You can reserve a name for 120 days by filing an application with the Secretary of State.
Your corporation’s name must meet the following requirements:
- It must contain the word “corporation,” “incorporated,” “company” or “limited,” or the abbreviation “corp.,” “inc.,” “co.” or “ltd.”
- It must be distinguishable from any other entity names in the records of the West Virginia Secretary of State.
An incorporator signs the articles of incorporation and files them with the Secretary of State. The following requirements apply when specifying incorporators:
- Incorporators must provide their names and addresses in the articles of incorporation.
- Every corporation must have at least one incorporator.
- A corporation may be a person or an entity.
- If initial directors are not named in the articles of incorporation, the incorporators must elect directors. They may also adopt bylaws. After that, the incorporators have no further duties.
Directors are responsible for overseeing the corporation’s policies and management. Directors have a fiduciary duty to act in the best interests of the corporation.
The following requirements apply when specifying directors for your corporation:
- Every corporation must have a board of directors consisting of at least one director unless a shareholders’ agreement eliminates the board of directors.
- There is no other limit on the number of directors, but the articles of incorporation or bylaws can specify the number of directors.
- The articles of incorporation or bylaws may establish eligibility requirements for directors.
Specifying a registered agent and registered office
Every corporation must have a registered office and a registered agent in West Virginia. A registered agent receives official documents such as lawsuits and notices on behalf of the corporation. The registered office is the agent’s business address.

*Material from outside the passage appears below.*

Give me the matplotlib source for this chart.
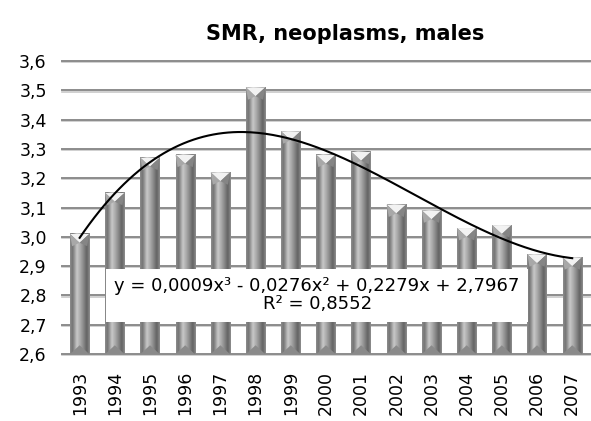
import numpy as np
import matplotlib
matplotlib.use('Agg')
import matplotlib.pyplot as plt
from matplotlib.colors import LinearSegmentedColormap
from matplotlib.patches import Polygon

plt.rcParams['font.family'] = ['DejaVu Sans']

years = ['1993', '1994', '1995', '1996', '1997', '1998', '1999', '2000',
         '2001', '2002', '2003', '2004', '2005', '2006', '2007']
smr = [3.01, 3.15, 3.27, 3.28, 3.22, 3.51, 3.36, 3.28,
       3.29, 3.11, 3.09, 3.03, 3.04, 2.94, 2.93]
y_ticks = [2.6, 2.7, 2.8, 2.9, 3.0, 3.1, 3.2, 3.3, 3.4, 3.5, 3.6]

ymin, ymax = 2.6, 3.6

fig = plt.figure(figsize=(5.91, 4.21), dpi=100)
ax = fig.add_axes([0.105, 0.159, 0.893, 0.696])
ax.set_xlim(-0.5, len(years) - 0.5)
ax.set_ylim(ymin, ymax)

# horizontal gridlines with a soft shadow
for t in y_ticks:
    ax.axhline(t - 0.004, color='#c8c8c8', lw=1.2, zorder=0.5, clip_on=False)
    ax.axhline(t, color='#8c8c8c', lw=1.4, zorder=0.6, clip_on=False)

# cylinder-like bars
cyl = LinearSegmentedColormap.from_list('cyl', [
    (0.0, '#8c8c8c'), (0.12, '#747474'), (0.35, '#c8c8c8'),
    (0.55, '#a4a4a4'), (0.85, '#636363'), (1.0, '#8e8e8e')])
grad = np.linspace(0, 1, 64).reshape(1, -1)
w = 0.55
cap = 0.03
for i, v in enumerate(smr):
    x0, x1 = i - w / 2, i + w / 2
    ax.imshow(grad, cmap=cyl, extent=[x0, x1, ymin, v], aspect='auto',
              interpolation='bilinear', zorder=2)
    # top bevel
    ax.add_patch(Polygon([(x0, v), (x1, v), (i, v - cap)], closed=True,
                         facecolor='#f2f2f2', edgecolor='none', zorder=3))
    ax.add_patch(Polygon([(x0, v), (i, v - cap), (x0 + 0.06, v - cap * 1.4)],
                         closed=True, facecolor='#a8a8a8', edgecolor='none', zorder=3))
    ax.add_patch(Polygon([(x1, v), (i, v - cap), (x1 - 0.06, v - cap * 1.4)],
                         closed=True, facecolor='#858585', edgecolor='none', zorder=3))
    # bottom bevel
    ax.add_patch(Polygon([(x0, ymin), (x1, ymin), (i, ymin + cap)], closed=True,
                         facecolor='#8a8a8a', edgecolor='none', zorder=3))

# cubic trendline fitted to the series (x = 1..15)
xn = np.arange(1, len(smr) + 1)
coef = np.polyfit(xn, smr, 3)
xs = np.linspace(1, len(smr), 200)
ax.plot(xs - 1, np.polyval(coef, xs), color='black', lw=1.5, zorder=4)

eq = 'y = 0,0009x³ - 0,0276x² + 0,2279x + 2,7967\nR² = 0,8552'
ax.text(6.75, 2.80, eq, ha='center', va='center', fontsize=13,
        linespacing=1.0, zorder=5,
        bbox=dict(facecolor='white', edgecolor='none', pad=6))

ax.set_yticks(y_ticks)
ax.set_yticklabels([f'{t:.1f}'.replace('.', ',') for t in y_ticks], fontsize=12.5)
ax.set_xticks(range(len(years)))
ax.set_xticklabels(years, rotation=90, fontsize=12.5)
ax.tick_params(length=0)
ax.tick_params(axis='y', pad=11)
ax.tick_params(axis='x', pad=12)
for s in ax.spines.values():
    s.set_visible(False)

fig.text(0.584, 0.92, 'SMR, neoplasms, males', ha='center', va='center',
         fontsize=15, fontweight='bold')

fig.savefig('out.png', dpi=100)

In regard to specifying a registered agent and registered office, you must adhere to the following requirements:
- The articles of incorporation must list the registered agent’s name and the registered office street address in West Virginia.

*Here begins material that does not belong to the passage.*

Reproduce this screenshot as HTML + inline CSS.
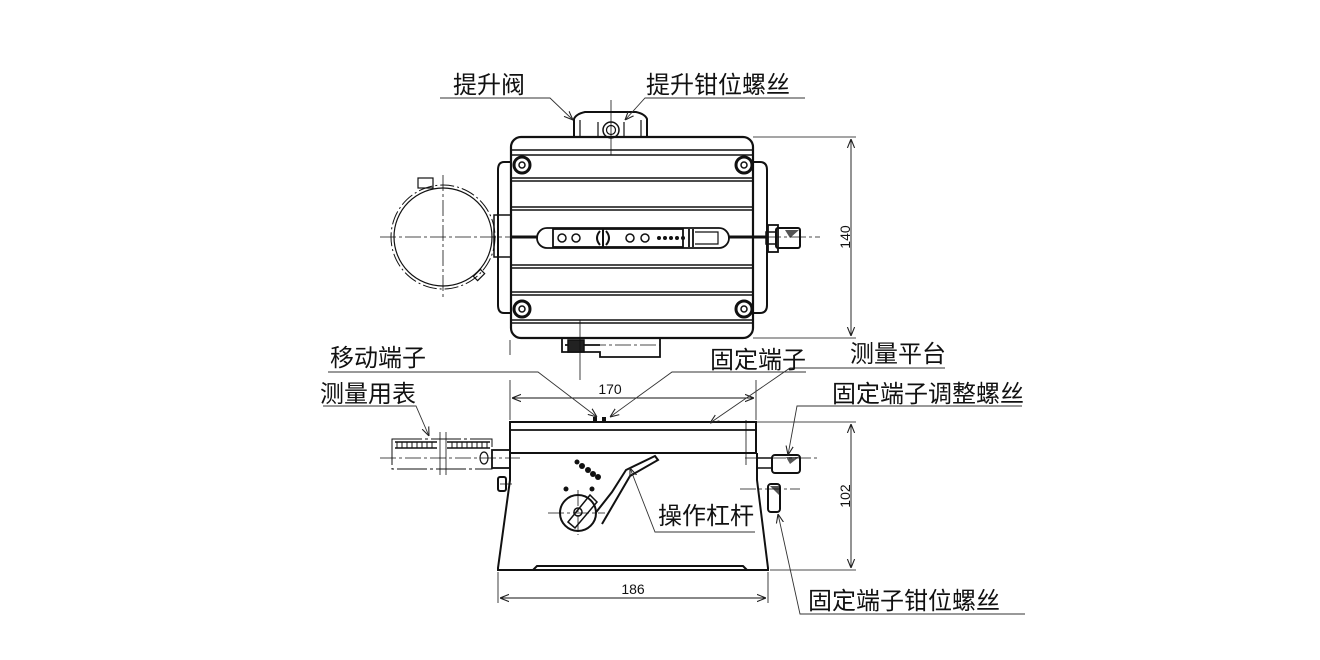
<!DOCTYPE html>
<html><head><meta charset="utf-8"><style>
html,body{margin:0;padding:0;background:#fff;}
svg{display:block;}
text{font-family:"Liberation Sans","Noto Sans CJK SC",sans-serif;fill:#111;}
.t{font-size:24px;}
.d{font-size:14px;}
</style></head><body>
<svg width="1320" height="660" viewBox="0 0 1320 660" xmlns="http://www.w3.org/2000/svg">
<defs>
<marker id="a" viewBox="0 0 10 10" refX="10" refY="5" markerWidth="9" markerHeight="9" orient="auto-start-reverse" markerUnits="userSpaceOnUse"><path d="M0,1 L10,5 L0,9" fill="none" stroke="#222" stroke-width="1.2"/></marker>
</defs>
<g fill="none" stroke="#111">
<path d="M574,137 V119 Q576,114 585,112 H636 Q645,114 647,119 V137" stroke-width="2"/>
<path d="M580,137 V120 M641,137 V120 M598,137 V122 M624,137 V122" stroke-width="1.2"/>
<circle cx="611" cy="130" r="8" stroke-width="1.5"/><circle cx="611" cy="130" r="4.5" stroke-width="1.2"/>
<path d="M511,162 H504 Q498,162 498,170 V305 Q498,313 504,313 H511" stroke-width="2"/>
<path d="M753,162 H760 Q767,162 767,170 V305 Q767,313 760,313 H753" stroke-width="2"/>
<rect x="494" y="215" width="17" height="42" stroke-width="1.5"/>
<rect x="511" y="137" width="242" height="201" rx="10" stroke-width="2.2"/>
<path d="M512,150 H752 M512,155 H752 M512,178 H752 M512,181 H752 M512,207 H752 M512,210 H752 M512,265 H752 M512,268 H752 M512,292 H752 M512,295 H752 M512,320 H752 M512,323 H752" stroke-width="1.5"/>
<g stroke-width="1.5">
<circle cx="522" cy="165" r="8" stroke-width="3"/><circle cx="522" cy="165" r="3"/>
<circle cx="744" cy="165" r="8" stroke-width="3"/><circle cx="744" cy="165" r="3"/>
<circle cx="522" cy="309" r="8" stroke-width="3"/><circle cx="522" cy="309" r="3"/>
<circle cx="744" cy="309" r="8" stroke-width="3"/><circle cx="744" cy="309" r="3"/>
</g>
<path d="M512,237 H538 M728,237 H766" stroke-width="3"/>
<rect x="537" y="228" width="192" height="20" rx="10" stroke-width="1.8"/>
<rect x="553" y="229" width="130" height="18" stroke-width="1.8"/>
<path d="M689,229 V247 M693,229 V247" stroke-width="1.8"/>
<circle cx="562" cy="238" r="4" stroke-width="1.5"/><circle cx="576" cy="238" r="4" stroke-width="1.5"/>
<circle cx="630" cy="238" r="4" stroke-width="1.5"/><circle cx="645" cy="238" r="4" stroke-width="1.5"/>
<path d="M600,231 Q594,238 600,245 M606,231 Q612,238 606,245 M603,229 V247" stroke-width="2"/>
<g fill="#111" stroke="none"><circle cx="659" cy="238" r="2"/><circle cx="665" cy="238" r="2"/><circle cx="671" cy="238" r="2"/><circle cx="677" cy="238" r="2"/><circle cx="683" cy="238" r="2"/></g>
<path d="M695,232 H718 V244 H695" stroke-width="1.2"/>
<rect x="766" y="232" width="10" height="12" stroke-width="1.5"/>
<rect x="768" y="225" width="10" height="27" stroke-width="1.8"/>
<rect x="776" y="228" width="24" height="20" rx="2" stroke-width="2"/>
<path d="M785,230 L799,230 L790,238 Z" fill="#555" stroke="none"/>
<circle cx="443" cy="237" r="52" stroke-width="1" stroke-dasharray="14 3 2 3"/>
<circle cx="443" cy="237" r="49" stroke-width="1.2"/>
<rect x="418" y="178" width="15" height="10" stroke-width="1.2"/>
<rect x="476" y="270" width="6" height="10" transform="rotate(45 479 275)" stroke-width="1.2"/>
<path d="M562,338 V352 H600 V357 H660 V338 M565,345 H600" stroke-width="1.8"/>
<rect x="568" y="340" width="16" height="12" stroke-width="1.5" fill="#222"/>
<g stroke-width="0.8" stroke-dasharray="16 3 3 3">
<path d="M380,237 H525 M740,237 H820"/>
<path d="M443,175 V300"/>
<path d="M590,345 H660"/>
</g>
<path d="M611,100 V155 M580,320 V380 M510,340 V355" stroke-width="0.8"/>
<path d="M753,137 H856 M753,338 H856" stroke-width="0.8"/>
<path d="M851,139 V336" stroke-width="0.9" marker-start="url(#a)" marker-end="url(#a)"/>

<rect x="510" y="422" width="246" height="31" stroke-width="2"/>
<path d="M511,430 H755" stroke-width="1.8"/>
<path d="M510,453 V480 L498,568 V570 H768 V568 L757,480 V453" stroke-width="2" fill="none"/>
<path d="M500,570 H533 L537,566 H743 L747,570" stroke-width="2"/>
<rect x="593" y="417" width="4" height="5" fill="#111" stroke="none"/><rect x="602" y="417" width="4" height="5" fill="#111" stroke="none"/>
<rect x="392" y="439" width="100" height="30" stroke-width="1" stroke-dasharray="30 3 3 3"/>
<path d="M395,442 H437 M447,442 H490 M395,448 H437 M447,448 H490" stroke-width="1.5"/>
<path d="M397,442 V448 M402,442 V448 M407,442 V448 M412,442 V448 M417,442 V448 M422,442 V448 M427,442 V448 M432,442 V448 M452,442 V448 M457,442 V448 M462,442 V448 M467,442 V448 M472,442 V448 M477,442 V448 M482,442 V448 M487,442 V448" stroke-width="1"/>
<ellipse cx="484" cy="458" rx="4" ry="6" stroke-width="1.2"/>
<rect x="492" y="450" width="18" height="18" stroke-width="1.8"/>
<rect x="498" y="477" width="8" height="14" rx="2" stroke-width="2"/>
<rect x="757" y="458" width="15" height="10" stroke-width="1.5"/>
<rect x="772" y="455" width="28" height="18" rx="3" stroke-width="2"/>
<path d="M786,457 L799,457 L790,464 Z" fill="#555" stroke="none"/>
<rect x="768" y="484" width="12" height="28" rx="3" stroke-width="2"/>
<path d="M770,486 L779,486 L779,495 Z" fill="#555" stroke="none"/>
<path d="M590,520 L612,492 L626,470 L655,456 L658,460 L630,476 L602,524" stroke-width="2" fill="#fff"/>
<circle cx="578" cy="513" r="18" stroke-width="2" fill="#fff"/>
<path d="M568,522 L590,495 L597,502 L575,528 Z" stroke-width="1.5"/>
<circle cx="578" cy="512" r="4" stroke-width="1.5"/>
<g fill="#111" stroke="none"><circle cx="577" cy="462" r="2.5"/><circle cx="582" cy="466" r="3"/><circle cx="588" cy="470" r="3"/><circle cx="593" cy="474" r="3"/><circle cx="598" cy="477" r="3"/><circle cx="566" cy="489" r="2.5"/><circle cx="592" cy="489" r="2.5"/></g>
<g stroke-width="0.8" stroke-dasharray="16 3 3 3">
<path d="M380,458 H520 M745,458 H820 M740,489 H800 M548,513 H605 M578,490 V535 M500,484 H512"/>
</g>
<path d="M440,432 V475 M446,432 V475 M746,420 V465" stroke-width="0.8"/>
<path d="M510,380 V420 M756,380 V420" stroke-width="0.8"/>
<path d="M512,398 H754" stroke-width="0.9" marker-start="url(#a)" marker-end="url(#a)"/>
<path d="M498,572 V603 M768,572 V603" stroke-width="0.8"/>
<path d="M500,598 H766" stroke-width="0.9" marker-start="url(#a)" marker-end="url(#a)"/>
<path d="M756,422 H856 M770,570 H856" stroke-width="0.8"/>
<path d="M851,424 V568" stroke-width="0.9" marker-start="url(#a)" marker-end="url(#a)"/>

<g stroke-width="0.9" stroke="#333">
<path d="M440,98 H550 L573,120" marker-end="url(#a)"/>
<path d="M805,98 H645 L625,120" marker-end="url(#a)"/>
<path d="M328,372 H538 L597,417" marker-end="url(#a)"/>
<path d="M806,372 H672 L610,417" marker-end="url(#a)"/>
<path d="M945,368 H790 L710,423" marker-end="url(#a)"/>
<path d="M1022,406 H797 L788,455" marker-end="url(#a)"/>
<path d="M323,406 H416 L429,436" marker-end="url(#a)"/>
<path d="M755,532 H655 L630,468" marker-end="url(#a)"/>
<path d="M1025,614 H800 L778,514" marker-end="url(#a)"/>
</g>
</g>
<text class="t" x="453" y="93">提升阀</text>
<text class="t" x="646" y="93">提升钳位螺丝</text>
<text class="t" x="330" y="366">移动端子</text>
<text class="t" x="710" y="368">固定端子</text>
<text class="t" x="850" y="362">测量平台</text>
<text class="t" x="832" y="402">固定端子调整螺丝</text>
<text class="t" x="320" y="402">测量用表</text>
<text class="t" x="658" y="524">操作杠杆</text>
<text class="t" x="808" y="609">固定端子钳位螺丝</text>
<text class="d" x="610" y="394" text-anchor="middle">170</text>
<text class="d" x="633" y="594" text-anchor="middle">186</text>
<text class="d" x="845" y="237" text-anchor="middle" transform="rotate(-90 845 237)" dy="5">140</text>
<text class="d" x="845" y="496" text-anchor="middle" transform="rotate(-90 845 496)" dy="5">102</text>
</svg>
</body></html>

- The registered office may be the same as the corporation’s place of business.
- A registered agent may be an individual who resides in West Virginia or a corporation formed or authorized to do business in West Virginia. The registered agent’s business address must be identical to the registered office.
Stating a corporate purpose
You must briefly describe the general type of business your corporation will conduct. To provide your corporation with the maximum flexibility, the corporation’s purpose can end with the phrase “including the transaction of any or all lawful business for which corporations may be incorporated in West Virginia.”

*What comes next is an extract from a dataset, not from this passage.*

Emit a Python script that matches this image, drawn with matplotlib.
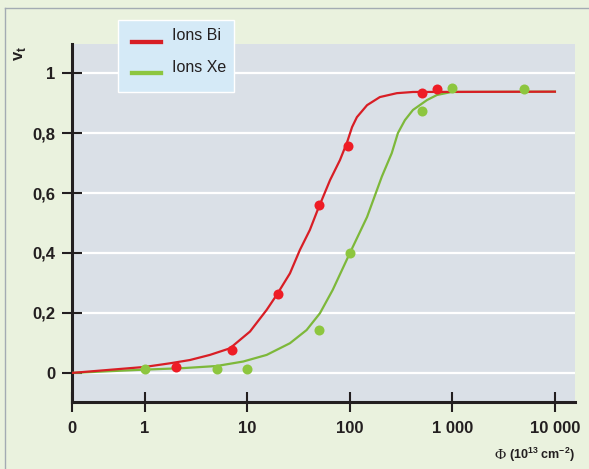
import matplotlib
matplotlib.use('Agg')
import matplotlib.pyplot as plt
from matplotlib.lines import Line2D
from matplotlib.patches import Rectangle

plt.rcParams['font.family'] = ['Liberation Sans', 'DejaVu Sans']
plt.rcParams['mathtext.fontset'] = 'custom'
plt.rcParams['mathtext.rm'] = 'Liberation Sans'
plt.rcParams['mathtext.bf'] = 'Liberation Sans:bold'

# measured points
phi_bi_pts = [2, 7, 20, 50, 95, 500, 700]
vt_bi_pts = [0.021, 0.077, 0.262, 0.56, 0.757, 0.932, 0.946]
phi_xe_pts = [1, 5, 10, 50, 100, 500, 1000, 5000]
vt_xe_pts = [0.012, 0.012, 0.012, 0.143, 0.40, 0.874, 0.949, 0.947]

# fitted curves
phi_bi_fit = [0, 1, 1.75, 2.75, 4.3, 6.75, 10.6, 15.4, 19.3, 26, 32.5, 40.7, 48, 64, 80, 94,
              105, 117, 147, 196, 287, 412, 10000]
vt_bi_fit = [0, 0.02, 0.032, 0.043, 0.06, 0.082, 0.138, 0.21, 0.26, 0.332, 0.41, 0.477, 0.54,
             0.643, 0.71, 0.77, 0.82, 0.853, 0.893, 0.92, 0.933, 0.937, 0.938]
phi_xe_fit = [0, 1, 2.36, 5, 9.1, 15.4, 26, 37.8, 51, 68, 100, 147, 205, 256, 294, 344, 412,
              565, 707, 980, 10000]
vt_xe_fit = [0, 0.011, 0.016, 0.023, 0.038, 0.06, 0.099, 0.143, 0.199, 0.277, 0.40, 0.52,
             0.655, 0.733, 0.80, 0.843, 0.877, 0.91, 0.927, 0.937, 0.938]

x_ticks = [0, 1, 10, 100, 1000, 10000]
x_labels = ['0', '1', '10', '100', '1 000', '10 000']
y_ticks = [0, 0.2, 0.4, 0.6, 0.8, 1]
y_labels = ['0', '0,2', '0,4', '0,6', '0,8', '1']

series_names = ['Ions Bi', 'Ions Xe']

RED = '#D81E25'
RED_DOT = '#EE1C25'
GREEN = '#7DB83A'
GREEN_DOT = '#8DC63F'
DARK = '#231F20'

W, H = 589, 469
fig = plt.figure(figsize=(W / 100, H / 100), dpi=100, facecolor='#EAF2DE')
ax = fig.add_axes([72 / W, 1 - 402 / H, (575 - 72) / W, (402 - 44) / H])
ax.set_facecolor('#DAE0E7')

ax.set_xscale('symlog', linthresh=1, linscale=0.64)
ax.set_xlim(0, 15700)
ax.set_ylim(-0.097, 1.097)
ax.minorticks_off()

ax.set_xticks(x_ticks, x_labels)
ax.set_yticks(y_ticks, y_labels)
ax.yaxis.grid(True, color='white', lw=1.6)
ax.set_axisbelow(True)

ax.tick_params(axis='both', direction='inout', length=14, width=1.5, color=DARK,
               labelsize=12, labelcolor=DARK)
ax.tick_params(axis='x', pad=7)
ax.tick_params(axis='y', pad=5)
for lab in ax.get_xticklabels() + ax.get_yticklabels():
    lab.set_fontweight('bold')

for s in ['top', 'right']:
    ax.spines[s].set_visible(False)
for s in ['left', 'bottom']:
    ax.spines[s].set_linewidth(2.2)
    ax.spines[s].set_color(DARK)

ax.plot(phi_xe_fit, vt_xe_fit, color=GREEN, lw=1.6, zorder=3, solid_joinstyle='round')
ax.plot(phi_bi_fit, vt_bi_fit, color=RED, lw=1.6, zorder=3.1, solid_joinstyle='round')
ax.scatter(phi_bi_pts, vt_bi_pts, s=52, color=RED_DOT, lw=0, zorder=4)
ax.scatter(phi_xe_pts, vt_xe_pts, s=52, color=GREEN_DOT, lw=0, zorder=4.1)

# legend box drawn by hand
fig.add_artist(Rectangle((118 / W, 1 - 92 / H), (234 - 118) / W, (92 - 20) / H,
                         transform=fig.transFigure, facecolor='#D5EAF7',
                         edgecolor='white', lw=1, zorder=5))
for name, col, ly, ty in [(series_names[0], RED, 42, 36), (series_names[1], GREEN_DOT, 73, 67)]:
    fig.add_artist(Line2D([132 / W, 161 / W], [1 - ly / H] * 2, transform=fig.transFigure,
                          color=col, lw=3.1, zorder=6))
    fig.text(172 / W, 1 - ty / H, name, va='center', ha='left', fontsize=11.5,
             color=DARK, zorder=6)

# frame lines of the panel
fig.add_artist(Line2D([4.5 / W, 4.5 / W], [0, 1 - 8.5 / H], transform=fig.transFigure,
                      color='#A3ABB3', lw=1))
fig.add_artist(Line2D([4.5 / W, 1], [1 - 8.5 / H] * 2, transform=fig.transFigure,
                      color='#A3ABB3', lw=1))

# axis titles
fig.text(20 / W, 1 - 53 / H, r'$\mathbf{v}_\mathbf{t}$', rotation=90, ha='center',
         va='center', fontsize=12, color=DARK)
fig.text(506 / W, 1 - 455 / H, 'Φ', family='Liberation Serif', fontsize=11,
         ha='right', va='center', color=DARK)
fig.text(509 / W, 1 - 455 / H, r'(10$^{\mathbf{13}}$ cm$^{\mathbf{-2}}$)', fontweight='bold',
         fontsize=9, ha='left', va='center', color=DARK)

fig.savefig('out.png', dpi=100, facecolor=fig.get_facecolor())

Determining incorporation bylaws
Bylaws are the rules for the way a corporation will be run. They describe the powers, duties, and rights of the corporation’s directors, officers, and shareholders and may include any provisions for managing the business and regulating the affairs of the corporation. Bylaws are not filed with the Secretary of State but should be kept at the corporation’s principal place of business.
The following requirements apply when determining bylaws:
- Bylaws are required. Either the directors or the incorporators may adopt them.
- Bylaws cannot include anything that conflicts with the law or the articles of incorporation.
Costs of incorporating in West Virginia
The West Virginia Secretary of State requires a fee when filing articles of incorporation or reserving a corporation name. The incorporation fee is partially determined by the number of acres the company intends to hold in the state. Corporations are also required to pay state and federal income taxes.